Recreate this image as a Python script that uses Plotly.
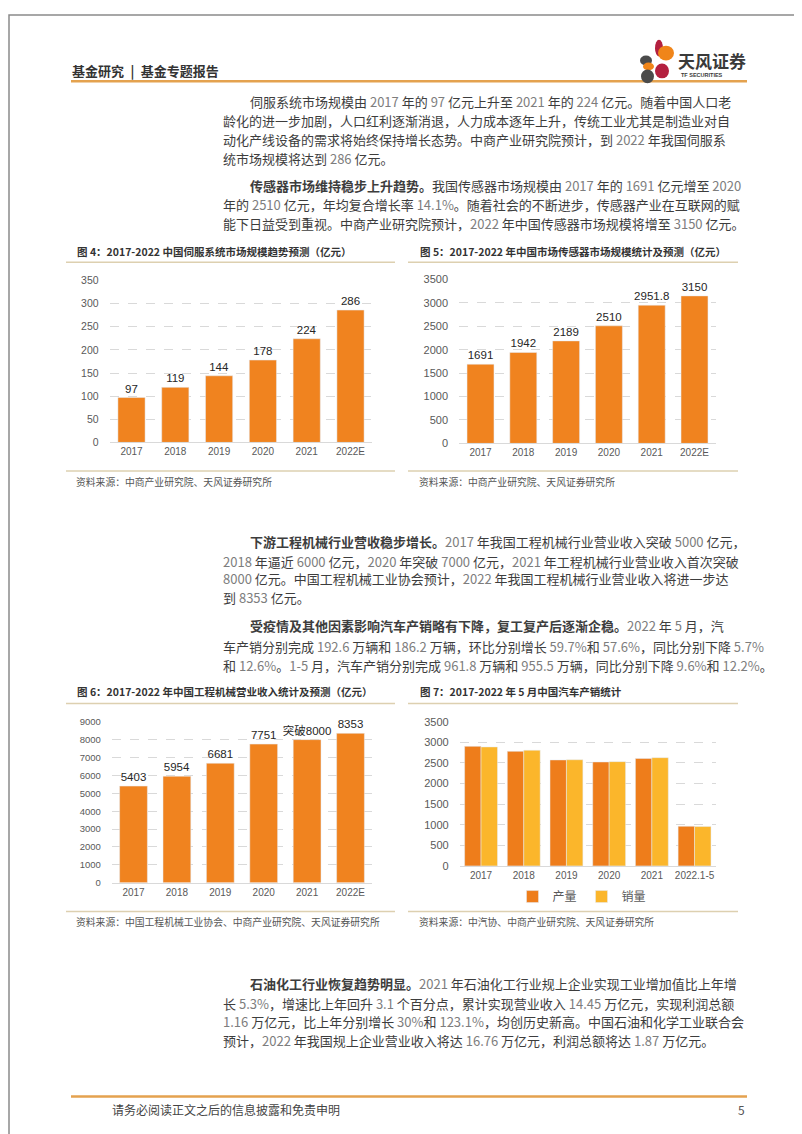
import re
import plotly.graph_objects as go

W, H = 802, 1134

# ---------------- data ----------------
years6 = ["2017", "2018", "2019", "2020", "2021", "2022E"]
servo_values = [97, 119, 144, 178, 224, 286]
servo_labels = ["97", "119", "144", "178", "224", "286"]
sensor_values = [1691, 1942, 2189, 2510, 2951.8, 3150]
sensor_labels = ["1691", "1942", "2189", "2510", "2951.8", "3150"]
machinery_values = [5403, 5954, 6681, 7751, 8000, 8353]
machinery_labels = ["5403", "5954", "6681", "7751", "突破8000", "8353"]
auto_years = ["2017", "2018", "2019", "2020", "2021", "2022.1-5"]
auto_production = [2901.5, 2780.9, 2572.1, 2522.5, 2608.2, 961.8]
auto_sales = [2887.9, 2808.1, 2576.9, 2531.1, 2627.5, 955.5]
auto_series_names = ["产量", "销量"]

servo_ticks = [0, 50, 100, 150, 200, 250, 300, 350]
sensor_ticks = [0, 500, 1000, 1500, 2000, 2500, 3000, 3500]
machinery_ticks = [0, 1000, 2000, 3000, 4000, 5000, 6000, 7000, 8000, 9000]
auto_ticks = [0, 500, 1000, 1500, 2000, 2500, 3000, 3500]

chart_titles = [
    "图 4：2017-2022 中国伺服系统市场规模趋势预测（亿元）",
    "图 5：2017-2022 年中国市场传感器市场规模统计及预测（亿元）",
    "图 6：2017-2022 年中国工程机械营业收入统计及预测（亿元）",
    "图 7：2017-2022 年 5 月中国汽车产销统计",
]
chart_sources = [
    "资料来源：中商产业研究院、天风证券研究所",
    "资料来源：中商产业研究院、天风证券研究所",
    "资料来源：中国工程机械工业协会、中商产业研究院、天风证券研究所",
    "资料来源：中汽协、中商产业研究院、天风证券研究所",
]

para1 = [
    ("", "伺服系统市场规模由 2017 年的 97 亿元上升至 2021 年的 224 亿元。随着中国人口老"),
    ("", "龄化的进一步加剧，人口红利逐渐消退，人力成本逐年上升，传统工业尤其是制造业对自"),
    ("", "动化产线设备的需求将始终保持增长态势。中商产业研究院预计，到 2022 年我国伺服系"),
    ("", "统市场规模将达到 286 亿元。"),
]
para2 = [
    ("传感器市场维持稳步上升趋势。", "我国传感器市场规模由 2017 年的 1691 亿元增至 2020"),
    ("", "年的 2510 亿元，年均复合增长率 14.1%。随着社会的不断进步，传感器产业在互联网的赋"),
    ("", "能下日益受到重视。中商产业研究院预计，2022 年中国传感器市场规模将增至 3150 亿元。"),
]
para3 = [
    ("下游工程机械行业营收稳步增长。", "2017 年我国工程机械行业营业收入突破 5000 亿元，"),
    ("", "2018 年逼近 6000 亿元，2020 年突破 7000 亿元，2021 年工程机械行业营业收入首次突破"),
    ("", "8000 亿元。中国工程机械工业协会预计，2022 年我国工程机械行业营业收入将进一步达"),
    ("", "到 8353 亿元。"),
]
para4 = [
    ("受疫情及其他因素影响汽车产销略有下降，复工复产后逐渐企稳。", "2022 年 5 月，汽"),
    ("", "车产销分别完成 192.6 万辆和 186.2 万辆，环比分别增长 59.7%和 57.6%，同比分别下降 5.7%"),
    ("", "和 12.6%。1-5 月，汽车产销分别完成 961.8 万辆和 955.5 万辆，同比分别下降 9.6%和 12.2%。"),
]
para5 = [
    ("石油化工行业恢复趋势明显。", "2021 年石油化工行业规上企业实现工业增加值比上年增"),
    ("", "长 5.3%，增速比上年回升 3.1 个百分点，累计实现营业收入 14.45 万亿元，实现利润总额"),
    ("", "1.16 万亿元，比上年分别增长 30%和 123.1%，均创历史新高。中国石油和化学工业联合会"),
    ("", "预计，2022 年我国规上企业营业收入将达 16.76 万亿元，利润总额将达 1.87 万亿元。"),
]

# ---------------- styling ----------------
ORANGE = "#F0831F"
ORANGE2 = "#EE7D1B"
YELLOW = "#FBB62B"
GRID = "#D9D9D9"
TAN = "#DDD0B0"
HEADLINE = "#E4A24F"
CJK = "Noto Sans CJK SC"
ARIAL = "Liberation Sans, Arial, Noto Sans CJK SC"


def px(x):
    return x / W


def py(y):
    return 1 - y / H


fig = go.Figure()

# chart specs: (axis index, x0, x1, ytop, ybottom, range top, ticks, yfont, xfont)
specs = [
    (1, 101.6, 364.4, 269, 433, 350, servo_ticks, 10.5, 10),
    (2, 451.1, 707.9, 268, 434, 3500, sensor_ticks, 11, 10),
    (3, 103.8, 364.2, 715, 878, 9000, machinery_ticks, 9.5, 10),
    (4, 451.7, 707.9, 715, 861, 3500, auto_ticks, 11, 10),
]

layout_axes = {}
for i, x0, x1, yt, yb, top, ticks, yfs, xfs in specs:
    sx = "" if i == 1 else str(i)
    layout_axes["xaxis" + sx] = dict(
        domain=[px(x0), px(x1)], anchor="y" + sx, type="category",
        showgrid=False, showline=True, linecolor=GRID, linewidth=1,
        ticks="", tickfont=dict(family=ARIAL, size=xfs, color="#595959"),
        fixedrange=True,
    )
    layout_axes["yaxis" + sx] = dict(
        domain=[py(yb), py(yt)], anchor="x" + sx, range=[0, top * 1.002],
        tickmode="array", tickvals=ticks, ticktext=[str(t) for t in ticks],
        showgrid=True, gridcolor=GRID, griddash="dash", gridwidth=1,
        zeroline=False, showline=False, ticks="",
        ticklabelstandoff=10,
        tickfont=dict(family=ARIAL, size=yfs, color="#595959"),
        fixedrange=True,
    )

label_font = dict(family=ARIAL, size=11.5, color="#262626")

fig.add_trace(go.Bar(x=years6, y=servo_values, text=servo_labels, textposition="outside",
                     width=0.62, marker_color=ORANGE, xaxis="x", yaxis="y",
                     showlegend=False, cliponaxis=False, textfont=label_font,
                     constraintext="none", hoverinfo="x+y"))
fig.add_trace(go.Bar(x=years6, y=sensor_values, text=sensor_labels, textposition="outside",
                     width=0.63, marker_color=ORANGE, xaxis="x2", yaxis="y2",
                     showlegend=False, cliponaxis=False, textfont=label_font,
                     constraintext="none", hoverinfo="x+y"))
fig.add_trace(go.Bar(x=years6, y=machinery_values, text=machinery_labels, textposition="outside",
                     width=0.64, marker_color=ORANGE, xaxis="x3", yaxis="y3",
                     showlegend=False, cliponaxis=False, textfont=label_font,
                     constraintext="none", hoverinfo="x+y"))
fig.add_trace(go.Bar(x=auto_years, y=auto_production, name=auto_series_names[0],
                     marker_color=ORANGE2, xaxis="x4", yaxis="y4", hoverinfo="x+y+name"))
fig.add_trace(go.Bar(x=auto_years, y=auto_sales, name=auto_series_names[1],
                     marker_color=YELLOW, xaxis="x4", yaxis="y4", hoverinfo="x+y+name"))

annotations = []
shapes = []


def text(x, y, s, size, color="#333", family=CJK, xanchor="left"):
    annotations.append(dict(x=px(x), y=py(y), xref="paper", yref="paper", text=s,
                            showarrow=False, xanchor=xanchor, yanchor="middle",
                            font=dict(family=family, size=size, color=color)))


def hline(x0, x1, y, color, width):
    shapes.append(dict(type="line", xref="paper", yref="paper", x0=px(x0), x1=px(x1),
                       y0=py(y), y1=py(y), line=dict(color=color, width=width)))


def numgray(s):
    return re.sub(r"[0-9][0-9.%\-]*",
                  lambda m: "<span style='color:#7d7d7d'>" + m.group(0) + "</span>", s)


def paragraph(lines, ys):
    for k, ((bold, rest), y) in enumerate(zip(lines, ys)):
        x = 240 if k == 0 else 213
        s = ("<b>" + bold + "</b>" if bold else "") + numgray(rest)
        text(x, y, s, 13, color="#3d3d3d")


# page frame
shapes.append(dict(type="rect", xref="paper", yref="paper", x0=px(1), x1=px(800.5),
                   y0=py(1133), y1=py(1), line=dict(color="#8a8a8a", width=1.5)))

# header
text(62, 57, "<b>基金研究\u2002|\u2002基金专题报告</b>", 13, color="#333")
hline(63, 739, 68, HEADLINE, 2.5)
# logo petals
petals = [
    (647, 655, 26, 43, "#B3203F"),
    (650, 666, 32, 47, "#F08519"),
    (632, 644, 42, 52, "#4B4B4B"),
    (635, 646, 49, 57, "#F08519"),
    (647, 661, 50, 65, "#B3203F"),
    (633, 646, 56, 70, "#4B4B4B"),
]
for x0, x1, y0, y1, c in petals:
    shapes.append(dict(type="circle", xref="paper", yref="paper", x0=px(x0), x1=px(x1),
                       y0=py(y1), y1=py(y0), fillcolor=c, line=dict(width=0)))
text(668, 47, "<b>天风证券</b>", 17, color="#3a3a3a")
text(671, 62, "<b>TF SECURITIES</b>", 5.5, color="#3a3a3a", family=ARIAL)

# body paragraphs
paragraph(para1, [88, 108, 127, 146])
paragraph(para2, [173, 193, 212])
paragraph(para3, [533, 553, 571, 590])
paragraph(para4, [618, 639, 658])
paragraph(para5, [980, 1000, 1018, 1037])

# chart frames
frames = [
    (58, 387, 67, 240, 251, 462, 473),
    (400, 730, 410, 240, 251, 462, 473),
    (58, 387, 67, 685, 697, 907, 918),
    (400, 730, 410, 685, 697, 907, 918),
]
for (x0, x1, tx, ty, ly, by, sy), title, src in zip(frames, chart_titles, chart_sources):
    text(tx, ty, "<b>" + title + "</b>", 10.5, color="#333")
    hline(x0, x1, ly, TAN, 1.5)
    hline(x0, x1, by, TAN, 1.5)
    text(tx - 1, sy, src, 9.8, color="#555")

# footer
hline(63, 739, 1094, HEADLINE, 2.5)
text(102, 1107, "请务必阅读正文之后的信息披露和免责申明", 12, color="#444")
text(733, 1107, "5", 12, color="#555", xanchor="center")

fig.update_layout(
    width=W, height=H, margin=dict(l=0, r=0, t=0, b=0),
    paper_bgcolor="white", plot_bgcolor="white",
    barmode="group", bargap=0.23, bargroupgap=0,
    showlegend=True,
    legend=dict(orientation="h", x=px(574), xanchor="center", y=py(892), yanchor="middle",
                font=dict(family=CJK, size=12, color="#595959"), bgcolor="rgba(0,0,0,0)",
                itemwidth=30, tracegroupgap=0),
    annotations=annotations, shapes=shapes,
    font=dict(family=CJK),
    **layout_axes,
)

fig.write_html("out.html")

**EXERCISE TASK:**
Return the material line for line, from its beginning to the line that contains "W, H = 802, 1134", with the pictures left out.

**FULL ANSWER:**
Recreate this image as a Python script that uses Plotly.
import re
import plotly.graph_objects as go

W, H = 802, 1134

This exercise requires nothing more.